Procedure

  1. Setup Environment
    • Ensure you have a compatible NVIDIA GPU and that CUDA, cuDNN, and TensorFlow/PyTorch are properly installed.
    • Ensure your system supports mixed precision training (e.g., Tensor Cores in NVIDIA Volta, Turing, or Ampere GPUs).
  2. Enable Mixed Precision Training
    • In TensorFlow (with Keras):
    • Install TensorFlow:
      pip install tensorflow
    • Set up mixed precision policy:
      import tensorflow as tf
      from tensorflow.keras import layers
      
      policy = tf.keras.mixed_precision.Policy('mixed_float16')
      tf.keras.mixed_precision.set_global_policy(policy)
    • Build and compile your model as usual. TensorFlow will automatically use 16-bit precision where applicable.
    • In PyTorch:
    • Install PyTorch:
      pip install torch
    • Use torch.cuda.amp for automatic mixed precision:
      import torch
      from torch.cuda.amp import autocast, GradScaler
      
      model = MyModel().to(device)
      optimizer = torch.optim.Adam(model.parameters())
      scaler = GradScaler()
      
      for data, target in train_loader:
          optimizer.zero_grad()
      
          with autocast():
              output = model(data)
              loss = loss_fn(output, target)
      
          scaler.scale(loss).backward()
          scaler.step(optimizer)
          scaler.update()
  3. Implement Quantization Aware Training (QAT)
    • In TensorFlow:
    • Install TensorFlow Model Optimization Toolkit:
      pip install tensorflow-model-optimization
    • Apply QAT:
      import tensorflow_model_optimization as tfmot
      
      model = tf.keras.applications.MobileNetV2(weights='imagenet')
      quantize_model = tfmot.quantization.keras.quantize_model
      model = quantize_model(model)
      
      model.compile(optimizer='adam', loss='categorical_crossentropy', metrics=['accuracy'])

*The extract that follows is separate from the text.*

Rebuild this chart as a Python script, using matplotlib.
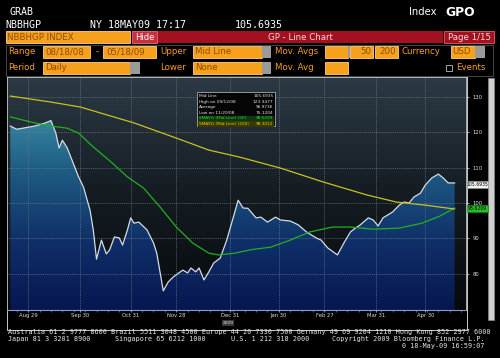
import numpy as np
import pandas as pd
import matplotlib
matplotlib.use('Agg')
import matplotlib.pyplot as plt
import matplotlib.dates as mdates
from matplotlib.patches import Rectangle
from matplotlib.colors import LinearSegmentedColormap

# ---- data ----
mid_dates = ['2008-08-18', '2008-08-22', '2008-09-02', '2008-09-08', '2008-09-12', '2008-09-15',
             '2008-09-17', '2008-09-19', '2008-09-22', '2008-09-29', '2008-10-02', '2008-10-06',
             '2008-10-08', '2008-10-10', '2008-10-13', '2008-10-16', '2008-10-18', '2008-10-21',
             '2008-10-24', '2008-10-26', '2008-10-29', '2008-10-31', '2008-11-02', '2008-11-05',
             '2008-11-10', '2008-11-14', '2008-11-16', '2008-11-18', '2008-11-20', '2008-11-23',
             '2008-11-26', '2008-12-02', '2008-12-05', '2008-12-07', '2008-12-10', '2008-12-12',
             '2008-12-15', '2008-12-18', '2008-12-21', '2008-12-25', '2008-12-29', '2009-01-01',
             '2009-01-03', '2009-01-05', '2009-01-08', '2009-01-11', '2009-01-16', '2009-01-19',
             '2009-01-23', '2009-01-28', '2009-01-31', '2009-02-06', '2009-02-11', '2009-02-16',
             '2009-02-22', '2009-02-25', '2009-03-01', '2009-03-07', '2009-03-11', '2009-03-15',
             '2009-03-18', '2009-03-21', '2009-03-26', '2009-03-29', '2009-04-01', '2009-04-04',
             '2009-04-10', '2009-04-14', '2009-04-17', '2009-04-20', '2009-04-23', '2009-04-27',
             '2009-04-30', '2009-05-04', '2009-05-08', '2009-05-11', '2009-05-14', '2009-05-18']
mid_vals = [121.8, 120.9, 121.8, 122.6, 123.35, 119.8, 115.6, 117.8, 115.6, 107.4, 104.5, 98.0,
            92.4, 84.1, 89.5, 85.6, 86.7, 90.4, 90.1, 88.1, 92.4, 95.8, 94.3, 94.6,
            92.4, 88.7, 85.8, 80.5, 75.12, 77.6, 79.0, 81.0, 80.2, 81.6, 80.5, 81.6,
            78.2, 80.5, 83.0, 84.4, 89.5, 94.3, 97.5, 100.8, 98.6, 98.5, 95.8, 96.0,
            94.6, 96.0, 95.2, 94.9, 93.8, 91.8, 90.1, 89.5, 87.3, 85.3, 88.7, 91.8,
            92.9, 93.8, 95.8, 95.2, 93.5, 95.8, 97.5, 99.4, 100.3, 100.0, 101.7, 102.8,
            105.1, 107.1, 108.2, 107.1, 105.7, 105.69]

ma50_dates = ['2008-08-18', '2008-09-02', '2008-09-12', '2008-09-22', '2008-09-29', '2008-10-08',
              '2008-10-19', '2008-10-29', '2008-11-08', '2008-11-18', '2008-11-28', '2008-12-08',
              '2008-12-18', '2008-12-24', '2009-01-03', '2009-01-13', '2009-01-25', '2009-02-06',
              '2009-02-18', '2009-03-04', '2009-03-15', '2009-03-29', '2009-04-14', '2009-04-28',
              '2009-05-09', '2009-05-18']
ma50_vals = [124.4, 122.7, 121.8, 121.2, 119.8, 115.9, 111.6, 107.4, 104.2, 98.9, 93.2, 88.7,
             85.8, 85.3, 85.8, 86.8, 87.5, 89.5, 91.8, 93.2, 93.2, 92.6, 92.9, 94.3,
             96.3, 98.62]

ma200_dates = ['2008-08-18', '2008-09-12', '2008-09-30', '2008-11-02', '2008-11-28', '2008-12-18',
               '2009-01-06', '2009-01-31', '2009-02-26', '2009-03-25', '2009-04-12', '2009-04-30',
               '2009-05-18']
ma200_vals = [130.3, 128.6, 127.2, 122.7, 118.4, 115.0, 113.0, 109.9, 106.0, 102.3, 100.3, 99.4,
              98.3]

tick_dates = ['2008-08-29', '2008-09-30', '2008-10-31', '2008-11-28', '2008-12-31',
              '2009-01-30', '2009-02-27', '2009-03-31', '2009-04-30']
y_ticks = [80, 90, 100, 110, 120, 130]

legend_rows = [('Mid Line', '105.6935'), ('High on 09/12/08', '123.3477'),
               ('Average', '96.9736'), ('Low on 11/20/08', '75.1204'),
               ('SMAVG (Mid Line) (50)', '98.6209'), ('SMAVG (Mid Line) (200)', '98.3012')]

ORANGE = '#f7a01c'
OTXT = '#8a4a00'
RED = '#a3101f'
GREEN = '#22b022'
YELLOW = '#c9c21e'

W, H = 500, 358
fig = plt.figure(figsize=(W / 100, H / 100), dpi=100, facecolor='black')

# full-figure overlay in pixel coordinates
ov = fig.add_axes([0, 0, 1, 1], zorder=0)
ov.set_xlim(0, W)
ov.set_ylim(H, 0)
ov.axis('off')
ov.set_facecolor('black')


def box(a, x0, y0, x1, y1, fc, ec='none', lw=0.6, z=2):
    a.add_patch(Rectangle((x0, y0), x1 - x0, y1 - y0, facecolor=fc, edgecolor=ec, lw=lw, zorder=z))


def txt(a, x, y, s, c='white', size=6.2, ha='left', fam='DejaVu Sans', weight='normal', z=3):
    a.text(x, y, s, color=c, fontsize=size, ha=ha, va='center', family=fam, weight=weight, zorder=z)


# header
txt(ov, 10, 12, 'GRAB', size=7.2, fam='DejaVu Sans Mono')
txt(ov, 5, 25, 'NBBHGP', size=7.2, fam='DejaVu Sans Mono')
txt(ov, 90, 25, 'NY 18MAY09 17:17', size=7.2, fam='DejaVu Sans Mono')
txt(ov, 235, 25, '105.6935', size=7.2, fam='DejaVu Sans Mono')
txt(ov, 409, 12, 'Index', size=7.2)
txt(ov, 445, 12, 'GPO', size=8.8, weight='bold')

# row 1
box(ov, 6, 31, 130, 43, ORANGE, ec='#ffd08a')
txt(ov, 7, 37, 'NBBHGP INDEX', c=OTXT, size=6.2)
box(ov, 132, 31, 157, 43, '#c8303e', ec='#e07080')
txt(ov, 144.5, 37, 'Hide', size=6.0, ha='center')
box(ov, 158, 31, 443, 43, RED)
txt(ov, 300, 37, 'GP - Line Chart', c='#f4dada', size=6.2, ha='center')
box(ov, 444, 31, 494, 43, RED, ec='#e06070')
txt(ov, 469, 37, 'Page 1/15', c='#f4dada', size=6.2, ha='center')

# rows 2 and 3
box(ov, 6, 45, 493, 76, 'none', ec='#505050', lw=0.6, z=1)
r2, r3 = 52, 68
txt(ov, 8, r2, 'Range', c=ORANGE)
box(ov, 43, r2 - 6, 90, r2 + 6, ORANGE, ec='#ffd08a')
txt(ov, 45, r2, '08/18/08', c=OTXT)
txt(ov, 97, r2, '-', c=ORANGE, ha='center')
box(ov, 103, r2 - 6, 156, r2 + 6, ORANGE, ec='#ffd08a')
txt(ov, 106, r2, '05/18/09', c=OTXT)
txt(ov, 160, r2, 'Upper', c=ORANGE)
box(ov, 193, r2 - 6, 262, r2 + 6, ORANGE, ec='#ffd08a')
box(ov, 262, r2 - 6, 271, r2 + 6, '#9a9a9a')
txt(ov, 195, r2, 'Mid Line', c=OTXT)
txt(ov, 275, r2, 'Mov. Avgs', c=ORANGE)
box(ov, 325, r2 - 6, 348, r2 + 6, ORANGE, ec='#ffd08a')
box(ov, 348, r2 - 6, 350, r2 + 6, '#9a9a9a')
box(ov, 350, r2 - 6, 373, r2 + 6, ORANGE, ec='#ffd08a')
txt(ov, 371, r2, '50', c=OTXT, ha='right')
box(ov, 375, r2 - 6, 398, r2 + 6, ORANGE, ec='#ffd08a')
txt(ov, 396, r2, '200', c=OTXT, ha='right')
txt(ov, 402, r2, 'Currency', c=ORANGE)
box(ov, 451, r2 - 6, 475, r2 + 6, ORANGE, ec='#ffd08a')
box(ov, 475, r2 - 6, 485, r2 + 6, '#9a9a9a')
txt(ov, 452, r2, 'USD', c=OTXT)

txt(ov, 8, r3, 'Period', c=ORANGE)
box(ov, 43, r3 - 6, 130, r3 + 6, ORANGE, ec='#ffd08a')
box(ov, 130, r3 - 6, 140, r3 + 6, '#9a9a9a')
txt(ov, 45, r3, 'Daily', c=OTXT)
txt(ov, 160, r3, 'Lower', c=ORANGE)
box(ov, 193, r3 - 6, 262, r3 + 6, ORANGE, ec='#ffd08a')
box(ov, 262, r3 - 6, 271, r3 + 6, '#9a9a9a')
txt(ov, 195, r3, 'None', c=OTXT)
txt(ov, 275, r3, 'Mov. Avg', c=ORANGE)
box(ov, 325, r3 - 6, 348, r3 + 6, ORANGE, ec='#ffd08a')
box(ov, 446, r3 - 3, 452, r3 + 3, 'black', ec='#bbbbbb')
txt(ov, 456, r3, 'Events', c=ORANGE)

# frame round the chart + date axis
ov.plot([7, 7, 467, 467], [77, 330, 330, 77], color='#c8c8c8', lw=0.7, zorder=2)
box(ov, 488, 78, 494, 320, '#cfcfcf', ec='#888888', lw=0.5)

# footer
mono = 'DejaVu Sans Mono'
txt(ov, 8, 332, 'Australia 61 2 9777 8600 Brazil 5511 3048 4500 Europe 44 20 7330 7500 '
    'Germany 49 69 9204 1210 Hong Kong 852 2977 6000', c='#e6e6e6', size=4.85, fam=mono)
txt(ov, 8, 339, 'Japan 81 3 3201 8900', c='#e6e6e6', size=4.85, fam=mono)
txt(ov, 115, 339, 'Singapore 65 6212 1000', c='#e6e6e6', size=4.85, fam=mono)
txt(ov, 231, 339, 'U.S. 1 212 318 2000', c='#e6e6e6', size=4.85, fam=mono)
txt(ov, 485, 339, 'Copyright 2009 Bloomberg Finance L.P.', c='#e6e6e6', size=4.85, fam=mono, ha='right')
txt(ov, 485, 346, '0 18-May-09 16:59:07', c='#e6e6e6', size=4.85, fam=mono, ha='right')

# ---- the chart ----
ax = fig.add_axes([7 / W, 1 - 310 / H, (466 - 7) / W, (310 - 77) / H], zorder=1)
x0 = mdates.date2num(pd.Timestamp('2008-08-16'))
x1 = mdates.date2num(pd.Timestamp('2009-05-25'))
y0, y1 = 69.7, 135.7

bg = LinearSegmentedColormap.from_list('bg', ['#07090b', '#141c22', '#2c3a45'])
ax.imshow(np.linspace(0, 1, 256).reshape(-1, 1), extent=[x0, x1, y0, y1], origin='lower',
          aspect='auto', cmap=bg, zorder=0)

md = mdates.date2num(pd.to_datetime(mid_dates))
poly = ax.fill_between(md, mid_vals, y0, color='none', lw=0)
fillcm = LinearSegmentedColormap.from_list('fill', ['#081650', '#0f2f68', '#1d5a82', '#3d91a8'])
im = ax.imshow(np.linspace(0, 1, 256).reshape(-1, 1), extent=[x0, x1, y0, 128], origin='lower',
               aspect='auto', cmap=fillcm, zorder=1)
im.set_clip_path(poly.get_paths()[0], transform=ax.transData)

ax.plot(md, mid_vals, color='#d4dce4', lw=0.9, zorder=4)
ax.plot(mdates.date2num(pd.to_datetime(ma50_dates)), ma50_vals, color=GREEN, lw=0.9, zorder=4)
ax.plot(mdates.date2num(pd.to_datetime(ma200_dates)), ma200_vals, color=YELLOW, lw=0.9, zorder=4)

ax.set_xlim(x0, x1)
ax.set_ylim(y0, y1)
ax.set_xticks(mdates.date2num(pd.to_datetime(tick_dates)))
ax.set_xticklabels([pd.Timestamp(d).strftime('%b %d').replace(' 0', ' ') for d in tick_dates])
ax.xaxis.set_minor_locator(mdates.WeekdayLocator(byweekday=mdates.FR))
ax.set_yticks(y_ticks)
ax.yaxis.tick_right()
ax.tick_params(axis='x', which='major', colors='#dddddd', labelsize=3.8, length=1.5, width=0.5, pad=0.6)
ax.tick_params(axis='x', which='minor', colors='#aaaaaa', length=1.2, width=0.4)
ax.tick_params(axis='y', colors='#dddddd', labelsize=3.8, length=2.5, width=0.5, pad=2)
ax.grid(True, which='major', color='#6d7880', lw=0.5, ls=(0, (1.5, 1.5)), zorder=2)
for s in ['top', 'left', 'right']:
    ax.spines[s].set_color('#c8c8c8')
    ax.spines[s].set_linewidth(0.6)
ax.spines['bottom'].set_color('#8a9ad0')
ax.spines['bottom'].set_linewidth(0.8)

# top overlay: legend box, last-value tags, year
ov2 = fig.add_axes([0, 0, 1, 1], zorder=3)
ov2.set_xlim(0, W)
ov2.set_ylim(H, 0)
ov2.axis('off')
ov2.patch.set_alpha(0)

box(ov2, 197, 92, 275, 126, '#050505', ec='#a8a8a8', lw=0.6)
row_cols = ['#e8e8e8', '#e8e8e8', '#e8e8e8', '#e8e8e8', '#2ed02e', '#d8d020']
row_bg = [None, None, None, None, '#0d3a0d', '#3a3800']
for i, (lab, val) in enumerate(legend_rows):
    yy = 96 + i * 5.6
    if row_bg[i]:
        box(ov2, 198, yy - 2.6, 274, yy + 2.6, row_bg[i], z=3)
    txt(ov2, 199, yy, lab, c=row_cols[i], size=3.1, z=4)
    txt(ov2, 273.5, yy, val, c=row_cols[i], size=3.1, ha='right', z=4)

box(ov2, 467, 181, 488, 188, '#f0f0f0', ec='#999999', lw=0.4)
txt(ov2, 477.5, 184.5, '105.6935', c='black', size=3.3, ha='center', z=4)
box(ov2, 467, 205, 488, 212, '#22c022', ec='#118811', lw=0.4)
txt(ov2, 477.5, 208.5, '98.6209', c='black', size=3.3, ha='center', z=4)

box(ov2, 222, 320, 234, 326, '#3a3a3a')
txt(ov2, 228, 323, '2009', c='#e0e0e0', size=3.2, ha='center', z=4)

fig.savefig('out.png', dpi=100, facecolor='black')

      model.fit(train_data, train_labels, epochs=10)
    • In PyTorch:
    • Apply QAT using PyTorch:
      import torch
      from torch.quantization import quantize_qat, get_default_qat_qconfig
      
      model = MyModel()
      model.train()
      model.qconfig = get_default_qat_qconfig('fbgemm')
      torch.quantization.prepare_qat(model, inplace=True)
      
      # Train the model
      for epoch in range(num_epochs):
          # Perform training
          pass
      
      model = torch.quantization.convert(model)
  4. Benchmark and Evaluate
    • Compare training speed, memory usage, and model accuracy for mixed precision and QAT models vs full precision models.
    • Use benchmarking tools like NVIDIA’s Nsight or PyTorch’s built-in performance utilities to evaluate improvements.
    • Document findings and analyze trade-offs in model efficiency vs accuracy.